:: Exercise ::
Where does the string "this" appear in the records? Copy every line that contains it.

BEGIN Records supplied

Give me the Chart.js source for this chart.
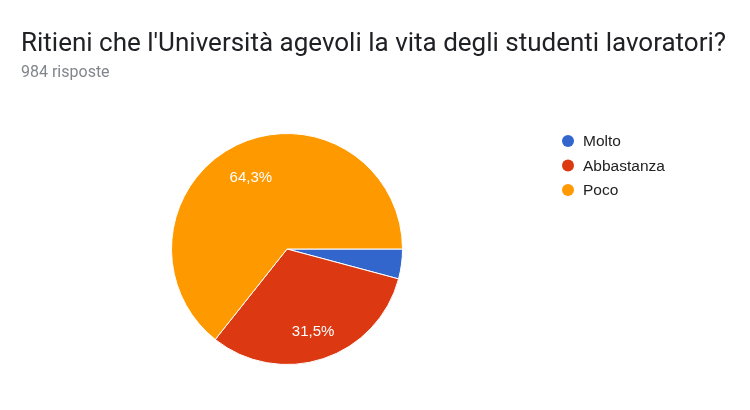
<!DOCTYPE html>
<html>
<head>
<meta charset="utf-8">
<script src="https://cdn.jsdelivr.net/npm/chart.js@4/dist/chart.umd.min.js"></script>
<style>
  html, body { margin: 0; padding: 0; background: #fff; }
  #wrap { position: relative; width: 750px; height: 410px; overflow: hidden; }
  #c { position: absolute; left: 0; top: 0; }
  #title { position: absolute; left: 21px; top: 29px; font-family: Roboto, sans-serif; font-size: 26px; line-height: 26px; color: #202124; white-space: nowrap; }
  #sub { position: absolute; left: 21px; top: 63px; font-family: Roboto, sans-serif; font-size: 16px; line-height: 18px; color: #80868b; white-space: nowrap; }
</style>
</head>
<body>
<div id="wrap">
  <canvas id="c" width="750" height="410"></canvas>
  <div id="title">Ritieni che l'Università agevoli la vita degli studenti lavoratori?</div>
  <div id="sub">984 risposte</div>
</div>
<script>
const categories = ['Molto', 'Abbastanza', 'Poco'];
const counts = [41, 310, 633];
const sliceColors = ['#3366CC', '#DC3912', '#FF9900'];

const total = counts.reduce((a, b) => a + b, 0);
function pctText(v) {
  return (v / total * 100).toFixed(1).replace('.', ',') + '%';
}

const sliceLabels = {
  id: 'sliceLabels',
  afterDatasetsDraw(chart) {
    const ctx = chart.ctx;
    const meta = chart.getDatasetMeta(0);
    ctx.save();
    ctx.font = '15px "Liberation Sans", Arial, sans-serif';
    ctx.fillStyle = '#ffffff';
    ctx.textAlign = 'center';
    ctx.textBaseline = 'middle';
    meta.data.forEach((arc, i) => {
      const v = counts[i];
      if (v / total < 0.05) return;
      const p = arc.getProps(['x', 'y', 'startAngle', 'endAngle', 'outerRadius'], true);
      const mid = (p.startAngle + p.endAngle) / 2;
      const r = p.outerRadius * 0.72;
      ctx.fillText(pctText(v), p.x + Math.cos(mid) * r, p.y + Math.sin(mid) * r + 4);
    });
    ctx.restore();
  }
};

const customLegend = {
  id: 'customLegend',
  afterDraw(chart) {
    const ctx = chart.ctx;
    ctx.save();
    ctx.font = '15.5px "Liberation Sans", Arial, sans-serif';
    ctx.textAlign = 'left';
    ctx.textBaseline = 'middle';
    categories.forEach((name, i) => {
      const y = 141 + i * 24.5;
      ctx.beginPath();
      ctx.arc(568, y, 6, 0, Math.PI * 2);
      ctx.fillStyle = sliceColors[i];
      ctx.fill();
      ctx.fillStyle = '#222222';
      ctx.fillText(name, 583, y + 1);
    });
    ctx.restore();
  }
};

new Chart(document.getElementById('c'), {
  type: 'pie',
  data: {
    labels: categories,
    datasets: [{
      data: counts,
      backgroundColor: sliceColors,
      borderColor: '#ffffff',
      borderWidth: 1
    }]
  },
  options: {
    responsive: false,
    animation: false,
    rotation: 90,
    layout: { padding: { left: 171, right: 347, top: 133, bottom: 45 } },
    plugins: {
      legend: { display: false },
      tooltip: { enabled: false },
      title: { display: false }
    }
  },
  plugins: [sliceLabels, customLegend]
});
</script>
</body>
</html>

END Records supplied
BEGIN Records supplied

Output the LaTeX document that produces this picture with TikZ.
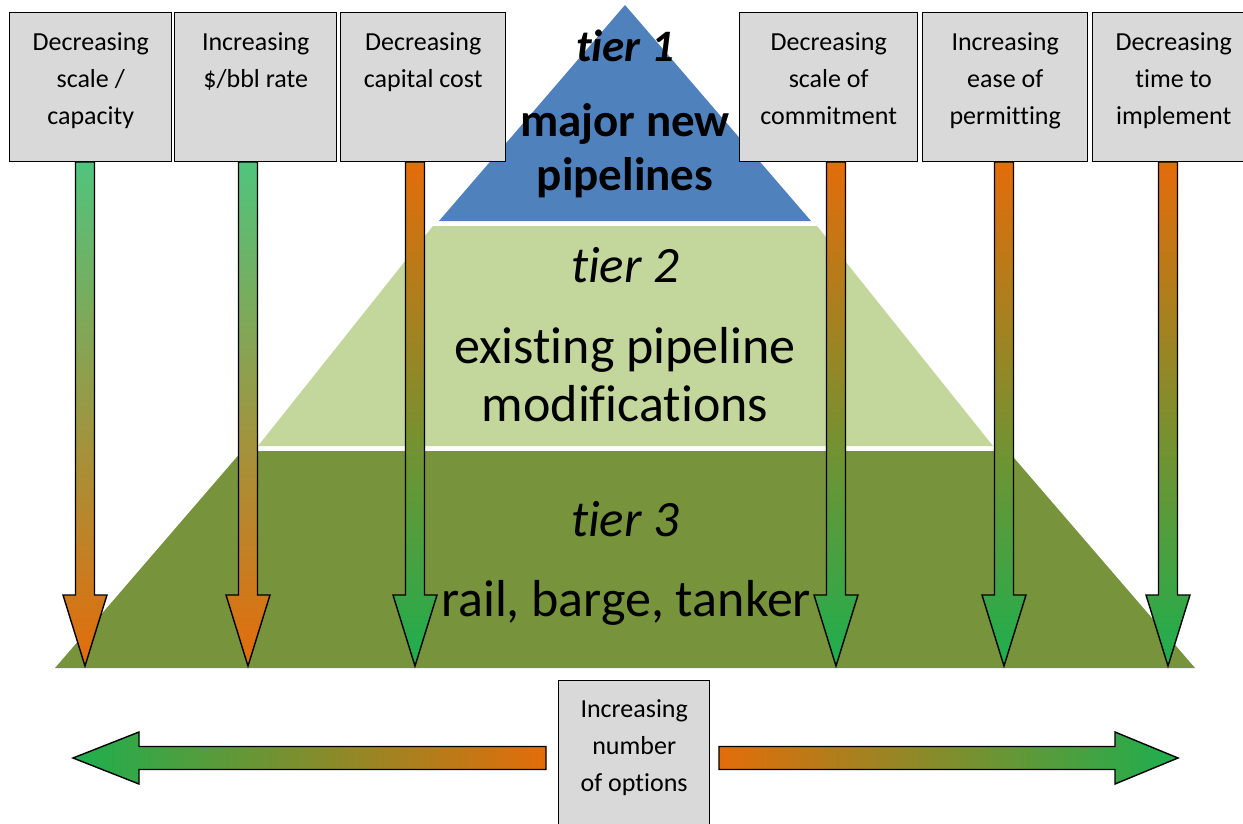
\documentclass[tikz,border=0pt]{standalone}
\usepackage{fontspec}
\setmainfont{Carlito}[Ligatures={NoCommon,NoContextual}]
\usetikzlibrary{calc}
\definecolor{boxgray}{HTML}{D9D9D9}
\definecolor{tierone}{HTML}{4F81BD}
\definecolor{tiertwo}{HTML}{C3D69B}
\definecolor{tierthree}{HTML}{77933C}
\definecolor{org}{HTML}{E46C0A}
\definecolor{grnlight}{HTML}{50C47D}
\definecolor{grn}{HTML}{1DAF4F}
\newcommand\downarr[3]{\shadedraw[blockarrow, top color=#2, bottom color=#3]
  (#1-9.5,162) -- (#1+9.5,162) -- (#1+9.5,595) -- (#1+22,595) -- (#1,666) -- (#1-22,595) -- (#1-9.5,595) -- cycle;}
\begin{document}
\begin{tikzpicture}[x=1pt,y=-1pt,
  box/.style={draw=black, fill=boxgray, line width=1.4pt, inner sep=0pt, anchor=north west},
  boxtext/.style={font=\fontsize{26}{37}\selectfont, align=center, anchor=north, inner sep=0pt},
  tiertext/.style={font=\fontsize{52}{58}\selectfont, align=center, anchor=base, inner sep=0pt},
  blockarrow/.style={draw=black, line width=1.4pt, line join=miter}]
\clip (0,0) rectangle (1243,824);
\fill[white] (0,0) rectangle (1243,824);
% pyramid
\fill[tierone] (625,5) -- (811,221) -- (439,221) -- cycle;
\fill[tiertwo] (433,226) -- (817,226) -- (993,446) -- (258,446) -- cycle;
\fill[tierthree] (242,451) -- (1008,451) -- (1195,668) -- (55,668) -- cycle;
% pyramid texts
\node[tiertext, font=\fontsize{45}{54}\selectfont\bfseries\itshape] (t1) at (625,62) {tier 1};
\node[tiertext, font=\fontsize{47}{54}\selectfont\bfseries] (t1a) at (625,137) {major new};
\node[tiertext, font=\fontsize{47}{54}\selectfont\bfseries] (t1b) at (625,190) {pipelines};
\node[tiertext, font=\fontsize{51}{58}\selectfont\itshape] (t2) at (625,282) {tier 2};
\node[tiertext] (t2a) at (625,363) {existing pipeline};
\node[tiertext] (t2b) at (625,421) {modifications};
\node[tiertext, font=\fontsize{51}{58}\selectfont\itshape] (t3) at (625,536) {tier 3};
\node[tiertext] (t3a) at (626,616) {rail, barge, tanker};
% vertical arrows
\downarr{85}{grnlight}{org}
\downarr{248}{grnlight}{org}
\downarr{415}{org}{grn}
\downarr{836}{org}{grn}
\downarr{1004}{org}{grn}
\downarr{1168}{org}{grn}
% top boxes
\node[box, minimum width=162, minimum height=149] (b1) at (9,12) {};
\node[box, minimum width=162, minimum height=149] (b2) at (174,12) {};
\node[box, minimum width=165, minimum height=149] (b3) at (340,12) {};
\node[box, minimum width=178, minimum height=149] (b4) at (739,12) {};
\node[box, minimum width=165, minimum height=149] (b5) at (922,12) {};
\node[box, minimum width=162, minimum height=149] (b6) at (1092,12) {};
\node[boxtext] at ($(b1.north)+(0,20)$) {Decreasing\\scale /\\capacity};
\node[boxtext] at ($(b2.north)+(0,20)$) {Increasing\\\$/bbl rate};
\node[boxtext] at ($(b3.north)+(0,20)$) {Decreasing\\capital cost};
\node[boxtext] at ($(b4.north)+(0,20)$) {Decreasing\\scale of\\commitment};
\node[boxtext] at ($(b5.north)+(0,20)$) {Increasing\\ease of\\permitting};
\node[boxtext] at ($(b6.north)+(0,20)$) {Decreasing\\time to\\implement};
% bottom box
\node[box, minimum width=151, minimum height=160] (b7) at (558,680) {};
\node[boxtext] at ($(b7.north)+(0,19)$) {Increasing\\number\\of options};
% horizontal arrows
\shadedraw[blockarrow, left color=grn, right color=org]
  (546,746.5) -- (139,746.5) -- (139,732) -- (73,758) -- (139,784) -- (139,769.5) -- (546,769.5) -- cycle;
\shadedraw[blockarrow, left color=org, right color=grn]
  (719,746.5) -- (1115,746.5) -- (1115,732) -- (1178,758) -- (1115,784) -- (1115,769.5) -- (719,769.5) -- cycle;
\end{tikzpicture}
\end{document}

END Records supplied

:: Response ::
Give me the Chart.js source for this chart.
Output the LaTeX document that produces this picture with TikZ.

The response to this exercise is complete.